* begin Data provided *

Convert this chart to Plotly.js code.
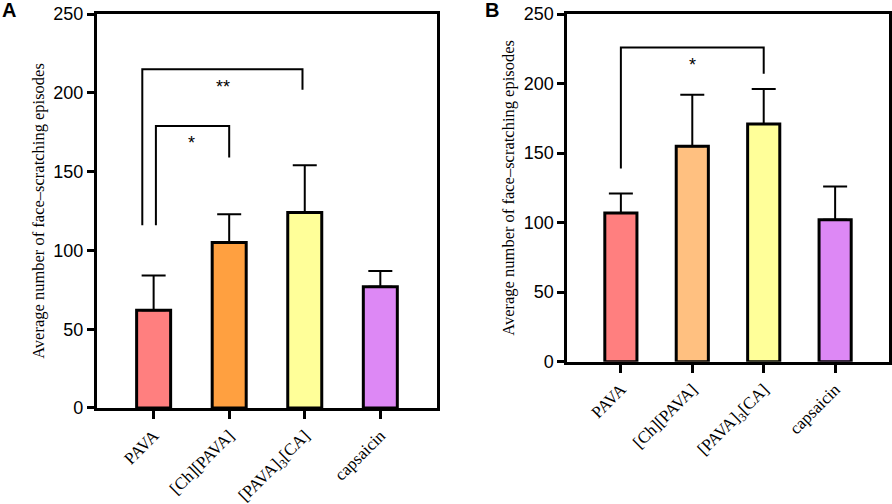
<!DOCTYPE html>
<html>
<head>
<meta charset="utf-8">
<script src="https://cdn.plot.ly/plotly-3.0.1.min.js"></script>
<style>html,body{margin:0;padding:0;background:#fff}#chart{width:892px;height:504px}</style>
</head>
<body>
<div id="chart"></div>
<script>
// ---- data ----
const categories = ["PAVA", "[Ch][PAVA]", "[PAVA]<sub>3</sub>[CA]", "capsaicin"];
const meanA = [62, 105, 124, 77];
const sdA = [22, 18, 30, 10];
const meanB = [107, 155, 171, 102];
const sdB = [14, 37, 25, 24];
const colorsA = ["#FF7F7F", "#FFA040", "#FFFF99", "#DD88F5"];
const colorsB = ["#FF7F7F", "#FFC080", "#FFFF99", "#DD88F5"];
// significance brackets: [leftX, rightX, topY, leftBottomY, rightBottomY, label, labelX, labelY]
const sigA = [
  [0.03, 1.0, 179, 116, 159, "*", 0.5, 168],
  [-0.15, 1.97, 215, 116, 202, "**", 0.92, 204]
];
const sigB = [
  [0.0, 2.0, 226, 139, 207, "*", 1.0, 213]
];
const yTitle = "Average number of face\u2013scratching episodes";

const traces = [];
const annotations = [];
function addPanel(mean, sd, colors, sig, xa, ya) {
  const xs = categories.map((c, i) => i);
  traces.push({
    type: "bar", x: xs, y: mean, xaxis: xa, yaxis: ya, width: 0.45,
    marker: {color: colors, line: {color: "#000", width: 3}},
    error_y: {type: "data", symmetric: false, array: sd, arrayminus: sd.map(() => 0),
              color: "#000", thickness: 2, width: 12},
    hoverinfo: "skip", showlegend: false
  });
  sig.forEach(s => {
    traces.push({
      type: "scatter", mode: "lines", xaxis: xa, yaxis: ya,
      x: [s[0], s[0], s[1], s[1]], y: [s[3], s[2], s[2], s[4]],
      line: {color: "#000", width: 2}, showlegend: false, hoverinfo: "skip", cliponaxis: false
    });
    annotations.push({xref: xa, yref: ya, x: s[6], y: s[7], text: s[5], showarrow: false,
      font: {family: "Liberation Sans, Arial", size: 18, color: "#000"}});
  });
}
addPanel(meanA, sdA, colorsA, sigA, "x", "y");
addPanel(meanB, sdB, colorsB, sigB, "x2", "y2");

annotations.push({xref: "paper", yref: "paper", x: 0.0, y: 1.005, xanchor: "left", yanchor: "top",
  text: "<b>A</b>", showarrow: false, font: {family: "Liberation Sans, Arial", size: 20, color: "#000"}});
annotations.push({xref: "paper", yref: "paper", x: 0.541, y: 1.005, xanchor: "left", yanchor: "top",
  text: "<b>B</b>", showarrow: false, font: {family: "Liberation Sans, Arial", size: 20, color: "#000"}});

function xAxis(domain, anchor) {
  return {
    domain: domain, anchor: anchor, range: [-0.75, 3.75],
    tickmode: "array", tickvals: [0, 1, 2, 3], ticktext: categories,
    tickangle: -45, ticks: "outside", ticklen: 8, tickwidth: 3, tickcolor: "#000",
    showline: true, linewidth: 3, linecolor: "#000", mirror: true,
    showgrid: false, zeroline: false, fixedrange: true,
    tickfont: {family: "Liberation Serif, Times New Roman", size: 17, color: "#000"}
  };
}
function yAxis(domain, anchor) {
  return {
    domain: domain, anchor: anchor, range: [0, 250], tickvals: [0, 50, 100, 150, 200, 250],
    ticks: "outside", ticklen: 7, tickwidth: 3, tickcolor: "#000",
    showline: true, linewidth: 3, linecolor: "#000", mirror: true,
    showgrid: false, zeroline: false, fixedrange: true,
    tickfont: {family: "Liberation Sans, Arial", size: 18, color: "#000"},
    title: {text: yTitle, standoff: 5, font: {family: "Liberation Serif, Times New Roman", size: 16.5, color: "#000"}}
  };
}

const layout = {
  width: 892, height: 504,
  margin: {l: 0, r: 0, t: 0, b: 0},
  paper_bgcolor: "#fff", plot_bgcolor: "#fff",
  xaxis: xAxis([0.1087, 0.4899], "y"),
  yaxis: yAxis([0.1905, 0.9722], "x"),
  xaxis2: xAxis([0.636, 0.9963], "y2"),
  yaxis2: yAxis([0.2823, 0.9722], "x2"),
  annotations: annotations,
  bargap: 0.5
};
Plotly.newPlot("chart", traces, layout, {displayModeBar: false, staticPlot: true});
</script>
</body>
</html>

* end Data provided *

*Work required*: Every line above should be returned word for word, with the pictures left behind.

*Result for this exercise*:
Convert this chart to Plotly.js code.
<!DOCTYPE html>
<html>
<head>
<meta charset="utf-8">
<script src="https://cdn.plot.ly/plotly-3.0.1.min.js"></script>
<style>html,body{margin:0;padding:0;background:#fff}#chart{width:892px;height:504px}</style>
</head>
<body>
<div id="chart"></div>
<script>
// ---- data ----
const categories = ["PAVA", "[Ch][PAVA]", "[PAVA]<sub>3</sub>[CA]", "capsaicin"];
const meanA = [62, 105, 124, 77];
const sdA = [22, 18, 30, 10];
const meanB = [107, 155, 171, 102];
const sdB = [14, 37, 25, 24];
const colorsA = ["#FF7F7F", "#FFA040", "#FFFF99", "#DD88F5"];
const colorsB = ["#FF7F7F", "#FFC080", "#FFFF99", "#DD88F5"];
// significance brackets: [leftX, rightX, topY, leftBottomY, rightBottomY, label, labelX, labelY]
const sigA = [
  [0.03, 1.0, 179, 116, 159, "*", 0.5, 168],
  [-0.15, 1.97, 215, 116, 202, "**", 0.92, 204]
];
const sigB = [
  [0.0, 2.0, 226, 139, 207, "*", 1.0, 213]
];
const yTitle = "Average number of face\u2013scratching episodes";

const traces = [];
const annotations = [];
function addPanel(mean, sd, colors, sig, xa, ya) {
  const xs = categories.map((c, i) => i);
  traces.push({
    type: "bar", x: xs, y: mean, xaxis: xa, yaxis: ya, width: 0.45,
    marker: {color: colors, line: {color: "#000", width: 3}},
    error_y: {type: "data", symmetric: false, array: sd, arrayminus: sd.map(() => 0),
              color: "#000", thickness: 2, width: 12},
    hoverinfo: "skip", showlegend: false
  });
  sig.forEach(s => {
    traces.push({
      type: "scatter", mode: "lines", xaxis: xa, yaxis: ya,
      x: [s[0], s[0], s[1], s[1]], y: [s[3], s[2], s[2], s[4]],
      line: {color: "#000", width: 2}, showlegend: false, hoverinfo: "skip", cliponaxis: false
    });
    annotations.push({xref: xa, yref: ya, x: s[6], y: s[7], text: s[5], showarrow: false,
      font: {family: "Liberation Sans, Arial", size: 18, color: "#000"}});
  });
}
addPanel(meanA, sdA, colorsA, sigA, "x", "y");
addPanel(meanB, sdB, colorsB, sigB, "x2", "y2");

annotations.push({xref: "paper", yref: "paper", x: 0.0, y: 1.005, xanchor: "left", yanchor: "top",
  text: "<b>A</b>", showarrow: false, font: {family: "Liberation Sans, Arial", size: 20, color: "#000"}});
annotations.push({xref: "paper", yref: "paper", x: 0.541, y: 1.005, xanchor: "left", yanchor: "top",
  text: "<b>B</b>", showarrow: false, font: {family: "Liberation Sans, Arial", size: 20, color: "#000"}});

function xAxis(domain, anchor) {
  return {
    domain: domain, anchor: anchor, range: [-0.75, 3.75],
    tickmode: "array", tickvals: [0, 1, 2, 3], ticktext: categories,
    tickangle: -45, ticks: "outside", ticklen: 8, tickwidth: 3, tickcolor: "#000",
    showline: true, linewidth: 3, linecolor: "#000", mirror: true,
    showgrid: false, zeroline: false, fixedrange: true,
    tickfont: {family: "Liberation Serif, Times New Roman", size: 17, color: "#000"}
  };
}
function yAxis(domain, anchor) {
  return {
    domain: domain, anchor: anchor, range: [0, 250], tickvals: [0, 50, 100, 150, 200, 250],
    ticks: "outside", ticklen: 7, tickwidth: 3, tickcolor: "#000",
    showline: true, linewidth: 3, linecolor: "#000", mirror: true,
    showgrid: false, zeroline: false, fixedrange: true,
    tickfont: {family: "Liberation Sans, Arial", size: 18, color: "#000"},
    title: {text: yTitle, standoff: 5, font: {family: "Liberation Serif, Times New Roman", size: 16.5, color: "#000"}}
  };
}

const layout = {
  width: 892, height: 504,
  margin: {l: 0, r: 0, t: 0, b: 0},
  paper_bgcolor: "#fff", plot_bgcolor: "#fff",
  xaxis: xAxis([0.1087, 0.4899], "y"),
  yaxis: yAxis([0.1905, 0.9722], "x"),
  xaxis2: xAxis([0.636, 0.9963], "y2"),
  yaxis2: yAxis([0.2823, 0.9722], "x2"),
  annotations: annotations,
  bargap: 0.5
};
Plotly.newPlot("chart", traces, layout, {displayModeBar: false, staticPlot: true});
</script>
</body>
</html>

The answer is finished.